WOONSOCKET — The Americans couldn’t make up their minds about fighting the British. And some on the British side thought they were done fighting Americans during the revolution.
But by the time it was over, the War of 1812 ended up cementing America’s place in the pantheon of world powers, opening a gateway to an era of epic economic expansion for the young nation.
And, as a little side benefit, it gave us the national anthem.
Frank Daly’s history lesson was the centerpiece of yesterday’s Veterans Day tribute outside the Museum of Work and Culture, a celebration that included patriotic songs, speeches and poetry before a crowd of roughly 150 people.
A throng of dignitaries was on hand for the affair, including newly re-elected U.S. Rep. David Cicilline, Mayor Leo T. Fontaine, United Veterans Council President Richard Schatz, State Sens. Marc Cote and Roger Picard, Rep.-elect Stephen Casey and members of the City Council and School Committee.

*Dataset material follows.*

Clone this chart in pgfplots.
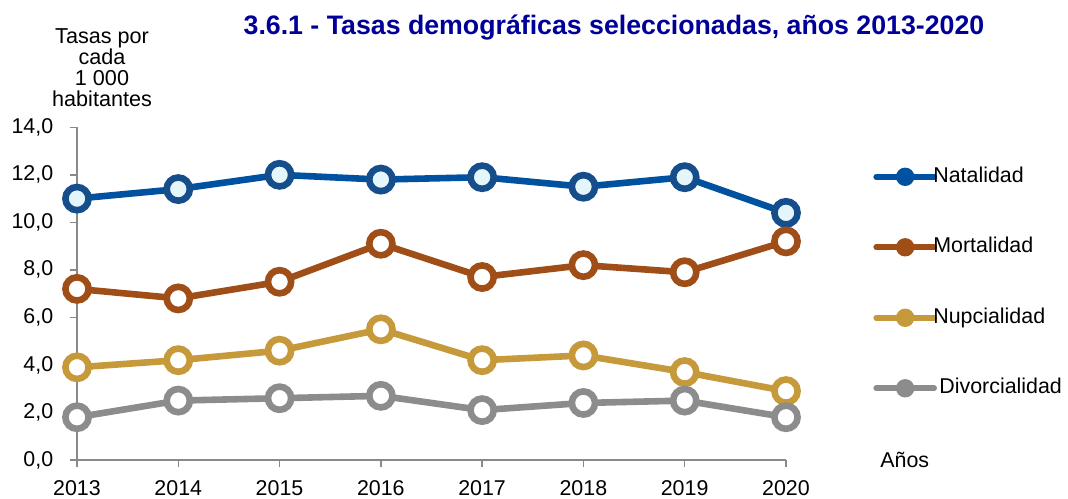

“We enjoy tremendous freedoms in this country because of the sacrifices of our veterans and their families,” said Rep. Cicilline.
They deserve our loudest thanks, says Cicilline, but the country must also put its money where its mouth is by upholding policies and passing budgets to support health care, counseling, employment and other programs to support veterans.
“It took me 40 years to find out I had PTSD,” said Woonsocket’s Veterans Affairs Advisor Ernest Boisvert. “Why? Because I was too proud.”